Data section:
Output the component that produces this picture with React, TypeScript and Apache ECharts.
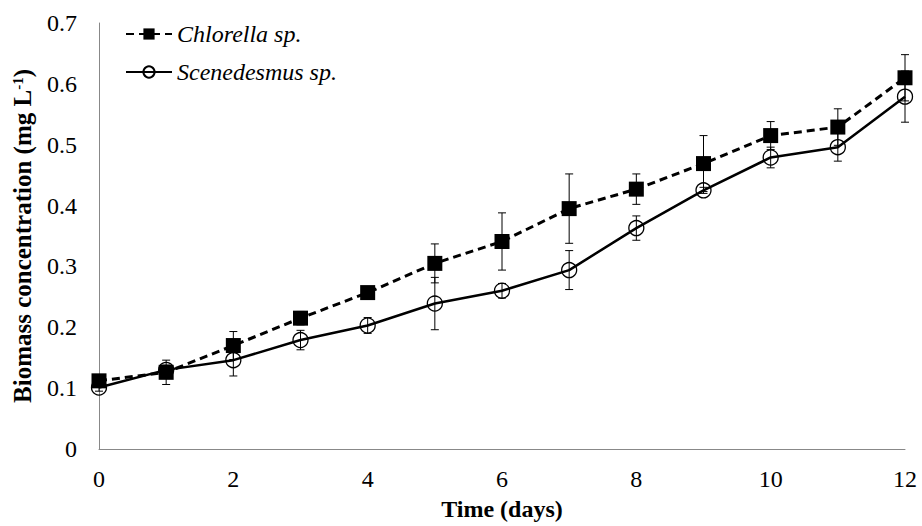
import React, { useEffect, useRef } from "react";
import * as echarts from "echarts";

const days = [0, 1, 2, 3, 4, 5, 6, 7, 8, 9, 10, 11, 12];
const chlorella = [0.112, 0.126, 0.17, 0.215, 0.257, 0.305, 0.341, 0.395, 0.427, 0.469, 0.515, 0.529, 0.61];
const chlorellaErr = [0.008, 0.02, 0.023, 0.011, 0.008, 0.032, 0.047, 0.057, 0.025, 0.046, 0.023, 0.03, 0.038];
const scenedesmus = [0.101, 0.13, 0.146, 0.179, 0.203, 0.239, 0.26, 0.294, 0.363, 0.425, 0.479, 0.496, 0.579];
const scenedesmusErr = [0.006, 0.008, 0.026, 0.016, 0.013, 0.043, 0.012, 0.032, 0.02, 0.005, 0.017, 0.023, 0.042];

const FONT = "'Liberation Serif', 'Times New Roman', serif";

function errData(vals: number[], errs: number[]) {
  return days.map((d, i) => [d, vals[i] - errs[i], vals[i] + errs[i]]);
}

function renderErr(params: any, api: any) {
  const x = api.value(0);
  const lo = api.coord([x, api.value(1)]);
  const hi = api.coord([x, api.value(2)]);
  const cap = 4;
  const style = { stroke: "#000", lineWidth: 1 };
  return {
    type: "group",
    children: [
      { type: "line", shape: { x1: lo[0], y1: lo[1], x2: hi[0], y2: hi[1] }, style },
      { type: "line", shape: { x1: lo[0] - cap, y1: lo[1], x2: lo[0] + cap, y2: lo[1] }, style },
      { type: "line", shape: { x1: hi[0] - cap, y1: hi[1], x2: hi[0] + cap, y2: hi[1] }, style },
    ],
  };
}

export default function App() {
  const ref = useRef<HTMLDivElement>(null);
  useEffect(() => {
    if (!ref.current) return;
    const chart = echarts.init(ref.current, undefined, { renderer: "svg" });
    chart.setOption({
      animation: false,
      textStyle: { fontFamily: FONT },
      grid: { left: 99, right: 17, top: 23, bottom: 76, containLabel: false },
      legend: {
        data: ["Chlorella sp.", "Scenedesmus sp."],
        orient: "vertical",
        left: 120,
        top: 17,
        itemWidth: 46,
        itemHeight: 14,
        itemGap: 14,
        textStyle: { fontFamily: FONT, fontSize: 24, fontStyle: "italic", color: "#000", padding: [0, 0, 0, 0] },
      },
      xAxis: {
        type: "value",
        min: 0,
        max: 12,
        interval: 2,
        name: "Time (days)",
        nameLocation: "middle",
        nameGap: 48,
        nameTextStyle: { fontFamily: FONT, fontSize: 24, fontWeight: "bold", color: "#000" },
        axisLine: { lineStyle: { color: "#888", width: 1 } },
        axisTick: { show: false },
        splitLine: { show: false },
        axisLabel: { fontFamily: FONT, fontSize: 24, color: "#000", margin: 18 },
      },
      yAxis: {
        type: "value",
        min: 0,
        max: 0.7,
        interval: 0.1,
        name: "{b|Biomass concentration (mg L}{s|-1}{b|)}",
        nameLocation: "middle",
        nameGap: 64,
        nameRotate: 90,
        nameTextStyle: {
          fontFamily: FONT,
          color: "#000",
          rich: {
            b: { fontFamily: FONT, fontSize: 25, fontWeight: "bold", color: "#000" },
            s: { fontFamily: FONT, fontSize: 15, fontWeight: "bold", color: "#000", verticalAlign: "top", padding: [0, 0, 10, 0] },
          },
        },
        axisLine: { show: true, lineStyle: { color: "#888", width: 1 } },
        axisTick: { show: false },
        splitLine: { show: false },
        axisLabel: {
          fontFamily: FONT,
          fontSize: 24,
          color: "#000",
          margin: 22,
          formatter: (v: number) => (v === 0 ? "0" : v.toFixed(1)),
        },
      },
      series: [
        {
          name: "Chlorella sp.",
          type: "line",
          data: days.map((d, i) => [d, chlorella[i]]),
          symbol: "rect",
          symbolSize: 15,
          itemStyle: { color: "#000" },
          lineStyle: { color: "#000", width: 3, type: [8, 5] },
          z: 3,
        },
        {
          name: "Scenedesmus sp.",
          type: "line",
          data: days.map((d, i) => [d, scenedesmus[i]]),
          symbol: "circle",
          symbolSize: 15,
          itemStyle: { color: "rgba(255,255,255,0)", borderColor: "#000", borderWidth: 1.3 },
          lineStyle: { color: "#000", width: 2.5, type: "solid" },
          z: 3,
        },
        {
          name: "errC",
          type: "custom",
          renderItem: renderErr,
          data: errData(chlorella, chlorellaErr),
          encode: { x: 0, y: [1, 2] },
          z: 4,
        },
        {
          name: "errS",
          type: "custom",
          renderItem: renderErr,
          data: errData(scenedesmus, scenedesmusErr),
          encode: { x: 0, y: [1, 2] },
          z: 4,
        },
      ],
    });
    return () => chart.dispose();
  }, []);
  return <div ref={ref} style={{ width: 922, height: 526, position: "absolute", left: 0, top: 0 }} />;
}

Given task:
Reproduce the material in full, word for word, and omit the pictures.

Written response:
Output the component that produces this picture with React, TypeScript and Apache ECharts.
import React, { useEffect, useRef } from "react";
import * as echarts from "echarts";

const days = [0, 1, 2, 3, 4, 5, 6, 7, 8, 9, 10, 11, 12];
const chlorella = [0.112, 0.126, 0.17, 0.215, 0.257, 0.305, 0.341, 0.395, 0.427, 0.469, 0.515, 0.529, 0.61];
const chlorellaErr = [0.008, 0.02, 0.023, 0.011, 0.008, 0.032, 0.047, 0.057, 0.025, 0.046, 0.023, 0.03, 0.038];
const scenedesmus = [0.101, 0.13, 0.146, 0.179, 0.203, 0.239, 0.26, 0.294, 0.363, 0.425, 0.479, 0.496, 0.579];
const scenedesmusErr = [0.006, 0.008, 0.026, 0.016, 0.013, 0.043, 0.012, 0.032, 0.02, 0.005, 0.017, 0.023, 0.042];

const FONT = "'Liberation Serif', 'Times New Roman', serif";

function errData(vals: number[], errs: number[]) {
  return days.map((d, i) => [d, vals[i] - errs[i], vals[i] + errs[i]]);
}

function renderErr(params: any, api: any) {
  const x = api.value(0);
  const lo = api.coord([x, api.value(1)]);
  const hi = api.coord([x, api.value(2)]);
  const cap = 4;
  const style = { stroke: "#000", lineWidth: 1 };
  return {
    type: "group",
    children: [
      { type: "line", shape: { x1: lo[0], y1: lo[1], x2: hi[0], y2: hi[1] }, style },
      { type: "line", shape: { x1: lo[0] - cap, y1: lo[1], x2: lo[0] + cap, y2: lo[1] }, style },
      { type: "line", shape: { x1: hi[0] - cap, y1: hi[1], x2: hi[0] + cap, y2: hi[1] }, style },
    ],
  };
}

export default function App() {
  const ref = useRef<HTMLDivElement>(null);
  useEffect(() => {
    if (!ref.current) return;
    const chart = echarts.init(ref.current, undefined, { renderer: "svg" });
    chart.setOption({
      animation: false,
      textStyle: { fontFamily: FONT },
      grid: { left: 99, right: 17, top: 23, bottom: 76, containLabel: false },
      legend: {
        data: ["Chlorella sp.", "Scenedesmus sp."],
        orient: "vertical",
        left: 120,
        top: 17,
        itemWidth: 46,
        itemHeight: 14,
        itemGap: 14,
        textStyle: { fontFamily: FONT, fontSize: 24, fontStyle: "italic", color: "#000", padding: [0, 0, 0, 0] },
      },
      xAxis: {
        type: "value",
        min: 0,
        max: 12,
        interval: 2,
        name: "Time (days)",
        nameLocation: "middle",
        nameGap: 48,
        nameTextStyle: { fontFamily: FONT, fontSize: 24, fontWeight: "bold", color: "#000" },
        axisLine: { lineStyle: { color: "#888", width: 1 } },
        axisTick: { show: false },
        splitLine: { show: false },
        axisLabel: { fontFamily: FONT, fontSize: 24, color: "#000", margin: 18 },
      },
      yAxis: {
        type: "value",
        min: 0,
        max: 0.7,
        interval: 0.1,
        name: "{b|Biomass concentration (mg L}{s|-1}{b|)}",
        nameLocation: "middle",
        nameGap: 64,
        nameRotate: 90,
        nameTextStyle: {
          fontFamily: FONT,
          color: "#000",
          rich: {
            b: { fontFamily: FONT, fontSize: 25, fontWeight: "bold", color: "#000" },
            s: { fontFamily: FONT, fontSize: 15, fontWeight: "bold", color: "#000", verticalAlign: "top", padding: [0, 0, 10, 0] },
          },
        },
        axisLine: { show: true, lineStyle: { color: "#888", width: 1 } },
        axisTick: { show: false },
        splitLine: { show: false },
        axisLabel: {
          fontFamily: FONT,
          fontSize: 24,
          color: "#000",
          margin: 22,
          formatter: (v: number) => (v === 0 ? "0" : v.toFixed(1)),
        },
      },
      series: [
        {
          name: "Chlorella sp.",
          type: "line",
          data: days.map((d, i) => [d, chlorella[i]]),
          symbol: "rect",
          symbolSize: 15,
          itemStyle: { color: "#000" },
          lineStyle: { color: "#000", width: 3, type: [8, 5] },
          z: 3,
        },
        {
          name: "Scenedesmus sp.",
          type: "line",
          data: days.map((d, i) => [d, scenedesmus[i]]),
          symbol: "circle",
          symbolSize: 15,
          itemStyle: { color: "rgba(255,255,255,0)", borderColor: "#000", borderWidth: 1.3 },
          lineStyle: { color: "#000", width: 2.5, type: "solid" },
          z: 3,
        },
        {
          name: "errC",
          type: "custom",
          renderItem: renderErr,
          data: errData(chlorella, chlorellaErr),
          encode: { x: 0, y: [1, 2] },
          z: 4,
        },
        {
          name: "errS",
          type: "custom",
          renderItem: renderErr,
          data: errData(scenedesmus, scenedesmusErr),
          encode: { x: 0, y: [1, 2] },
          z: 4,
        },
      ],
    });
    return () => chart.dispose();
  }, []);
  return <div ref={ref} style={{ width: 922, height: 526, position: "absolute", left: 0, top: 0 }} />;
}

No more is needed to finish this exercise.